* **Data shown**
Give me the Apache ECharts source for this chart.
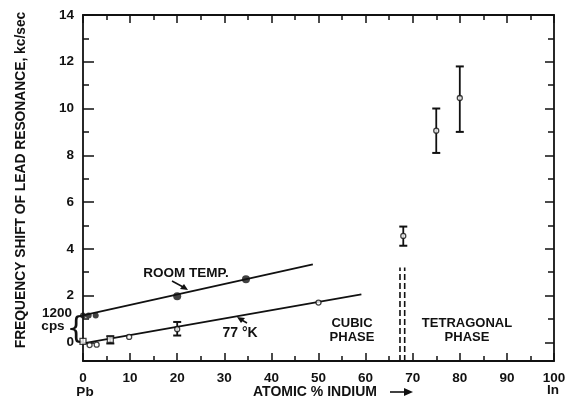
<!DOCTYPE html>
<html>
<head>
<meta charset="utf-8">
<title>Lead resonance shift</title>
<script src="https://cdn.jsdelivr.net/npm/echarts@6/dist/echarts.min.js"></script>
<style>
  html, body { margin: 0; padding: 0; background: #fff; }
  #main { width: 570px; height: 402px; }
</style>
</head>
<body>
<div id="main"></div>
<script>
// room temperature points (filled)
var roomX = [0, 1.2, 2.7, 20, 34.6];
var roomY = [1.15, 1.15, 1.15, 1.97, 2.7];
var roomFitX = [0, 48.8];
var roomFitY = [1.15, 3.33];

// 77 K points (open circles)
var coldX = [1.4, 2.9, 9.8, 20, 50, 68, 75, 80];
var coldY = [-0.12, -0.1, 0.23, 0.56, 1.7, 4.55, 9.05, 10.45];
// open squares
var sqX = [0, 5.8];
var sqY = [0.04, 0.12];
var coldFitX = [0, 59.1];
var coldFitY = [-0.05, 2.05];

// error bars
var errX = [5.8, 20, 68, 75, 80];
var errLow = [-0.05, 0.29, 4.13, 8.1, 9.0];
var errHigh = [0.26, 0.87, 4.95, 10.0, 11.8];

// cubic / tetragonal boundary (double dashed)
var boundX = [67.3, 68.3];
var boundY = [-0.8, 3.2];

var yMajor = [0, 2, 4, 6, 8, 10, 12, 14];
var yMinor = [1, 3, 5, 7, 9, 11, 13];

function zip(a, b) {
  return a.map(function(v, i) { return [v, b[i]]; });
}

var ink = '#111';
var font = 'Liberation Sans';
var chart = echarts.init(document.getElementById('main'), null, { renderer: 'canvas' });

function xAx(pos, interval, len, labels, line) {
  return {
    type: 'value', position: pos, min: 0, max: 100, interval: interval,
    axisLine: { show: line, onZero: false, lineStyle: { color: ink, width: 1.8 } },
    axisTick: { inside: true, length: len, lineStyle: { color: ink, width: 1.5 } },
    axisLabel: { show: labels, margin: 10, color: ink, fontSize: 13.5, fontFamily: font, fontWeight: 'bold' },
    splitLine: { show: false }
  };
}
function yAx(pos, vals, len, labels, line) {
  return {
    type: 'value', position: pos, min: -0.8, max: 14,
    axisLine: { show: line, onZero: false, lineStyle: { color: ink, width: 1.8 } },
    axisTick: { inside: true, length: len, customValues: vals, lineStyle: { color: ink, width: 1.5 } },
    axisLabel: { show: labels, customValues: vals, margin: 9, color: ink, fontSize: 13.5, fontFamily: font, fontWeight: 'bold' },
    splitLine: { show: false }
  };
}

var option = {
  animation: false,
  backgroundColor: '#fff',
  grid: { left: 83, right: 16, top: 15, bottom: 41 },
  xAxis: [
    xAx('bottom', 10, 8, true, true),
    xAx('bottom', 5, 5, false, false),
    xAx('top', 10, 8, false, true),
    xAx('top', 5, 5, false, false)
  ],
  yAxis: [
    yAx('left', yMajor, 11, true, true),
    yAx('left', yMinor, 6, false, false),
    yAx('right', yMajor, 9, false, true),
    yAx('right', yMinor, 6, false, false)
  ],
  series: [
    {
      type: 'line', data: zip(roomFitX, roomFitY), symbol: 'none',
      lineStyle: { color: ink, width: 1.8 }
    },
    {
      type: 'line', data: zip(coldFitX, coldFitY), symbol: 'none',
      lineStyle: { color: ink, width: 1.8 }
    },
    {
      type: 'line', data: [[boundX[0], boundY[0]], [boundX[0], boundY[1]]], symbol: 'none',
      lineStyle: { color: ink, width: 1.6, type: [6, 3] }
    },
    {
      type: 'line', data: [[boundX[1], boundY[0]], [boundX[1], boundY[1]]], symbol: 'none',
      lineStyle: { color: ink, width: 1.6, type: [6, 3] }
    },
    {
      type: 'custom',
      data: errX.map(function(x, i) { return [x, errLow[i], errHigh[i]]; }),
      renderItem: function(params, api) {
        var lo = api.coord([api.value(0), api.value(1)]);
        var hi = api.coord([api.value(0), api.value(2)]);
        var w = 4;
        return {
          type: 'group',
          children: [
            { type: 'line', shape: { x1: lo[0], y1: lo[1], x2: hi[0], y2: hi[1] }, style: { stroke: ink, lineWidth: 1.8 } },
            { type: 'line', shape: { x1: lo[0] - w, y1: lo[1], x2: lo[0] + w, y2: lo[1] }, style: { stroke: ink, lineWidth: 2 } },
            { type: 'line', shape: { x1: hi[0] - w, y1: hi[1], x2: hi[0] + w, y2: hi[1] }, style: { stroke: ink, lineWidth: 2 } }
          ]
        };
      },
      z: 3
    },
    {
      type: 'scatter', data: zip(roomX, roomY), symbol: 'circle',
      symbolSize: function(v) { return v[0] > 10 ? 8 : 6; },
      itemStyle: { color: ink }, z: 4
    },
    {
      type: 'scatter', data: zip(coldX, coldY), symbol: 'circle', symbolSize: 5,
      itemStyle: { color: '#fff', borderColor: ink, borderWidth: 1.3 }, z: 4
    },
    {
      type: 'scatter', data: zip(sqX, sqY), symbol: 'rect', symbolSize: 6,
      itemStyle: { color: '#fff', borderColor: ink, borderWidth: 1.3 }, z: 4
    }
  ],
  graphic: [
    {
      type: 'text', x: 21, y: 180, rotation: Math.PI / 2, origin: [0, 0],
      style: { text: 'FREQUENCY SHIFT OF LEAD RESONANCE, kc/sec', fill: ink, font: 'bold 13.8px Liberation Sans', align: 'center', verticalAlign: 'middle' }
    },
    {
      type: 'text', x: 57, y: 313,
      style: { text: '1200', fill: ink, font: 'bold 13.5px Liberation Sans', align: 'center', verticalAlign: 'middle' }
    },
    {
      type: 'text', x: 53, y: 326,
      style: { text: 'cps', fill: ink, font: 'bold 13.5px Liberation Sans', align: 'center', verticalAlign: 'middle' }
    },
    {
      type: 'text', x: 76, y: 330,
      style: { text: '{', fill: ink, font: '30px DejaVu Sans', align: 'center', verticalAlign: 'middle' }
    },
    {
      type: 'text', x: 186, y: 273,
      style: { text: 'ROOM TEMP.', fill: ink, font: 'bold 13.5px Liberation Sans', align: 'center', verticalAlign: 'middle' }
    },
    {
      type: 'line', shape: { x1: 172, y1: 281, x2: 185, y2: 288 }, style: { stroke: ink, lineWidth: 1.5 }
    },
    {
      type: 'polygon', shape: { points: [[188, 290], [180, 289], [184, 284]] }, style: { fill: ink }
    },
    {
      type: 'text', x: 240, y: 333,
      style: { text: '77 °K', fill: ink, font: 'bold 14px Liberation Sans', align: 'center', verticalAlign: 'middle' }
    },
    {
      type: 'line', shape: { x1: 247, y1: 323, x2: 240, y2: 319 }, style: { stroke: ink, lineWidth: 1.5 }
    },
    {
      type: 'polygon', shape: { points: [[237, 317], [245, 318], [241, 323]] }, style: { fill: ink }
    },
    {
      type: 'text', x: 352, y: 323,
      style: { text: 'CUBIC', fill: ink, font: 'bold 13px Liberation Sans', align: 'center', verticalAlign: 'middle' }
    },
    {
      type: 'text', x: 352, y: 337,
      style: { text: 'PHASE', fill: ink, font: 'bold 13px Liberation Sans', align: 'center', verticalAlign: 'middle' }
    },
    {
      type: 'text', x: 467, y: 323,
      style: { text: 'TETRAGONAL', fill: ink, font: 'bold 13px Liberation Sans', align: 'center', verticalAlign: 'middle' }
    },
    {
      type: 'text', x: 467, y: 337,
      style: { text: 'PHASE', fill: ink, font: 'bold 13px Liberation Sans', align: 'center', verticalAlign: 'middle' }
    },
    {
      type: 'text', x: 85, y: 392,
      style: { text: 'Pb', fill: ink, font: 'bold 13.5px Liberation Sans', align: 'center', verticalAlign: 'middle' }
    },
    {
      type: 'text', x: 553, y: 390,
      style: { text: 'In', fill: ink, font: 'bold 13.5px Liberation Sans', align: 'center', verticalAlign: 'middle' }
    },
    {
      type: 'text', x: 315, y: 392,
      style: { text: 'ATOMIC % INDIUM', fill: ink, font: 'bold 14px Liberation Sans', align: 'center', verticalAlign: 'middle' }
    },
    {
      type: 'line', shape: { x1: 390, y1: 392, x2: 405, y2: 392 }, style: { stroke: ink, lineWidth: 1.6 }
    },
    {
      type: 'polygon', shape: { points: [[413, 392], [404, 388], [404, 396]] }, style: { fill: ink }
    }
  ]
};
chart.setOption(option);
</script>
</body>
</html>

* **Short exercise**
The lines from the top of the data above through the one holding "var roomFitY = [1.15, 3.33];" are to be repeated exactly, and only those, with no pictures.

* **Written answer**
Give me the Apache ECharts source for this chart.
<!DOCTYPE html>
<html>
<head>
<meta charset="utf-8">
<title>Lead resonance shift</title>
<script src="https://cdn.jsdelivr.net/npm/echarts@6/dist/echarts.min.js"></script>
<style>
  html, body { margin: 0; padding: 0; background: #fff; }
  #main { width: 570px; height: 402px; }
</style>
</head>
<body>
<div id="main"></div>
<script>
// room temperature points (filled)
var roomX = [0, 1.2, 2.7, 20, 34.6];
var roomY = [1.15, 1.15, 1.15, 1.97, 2.7];
var roomFitX = [0, 48.8];
var roomFitY = [1.15, 3.33];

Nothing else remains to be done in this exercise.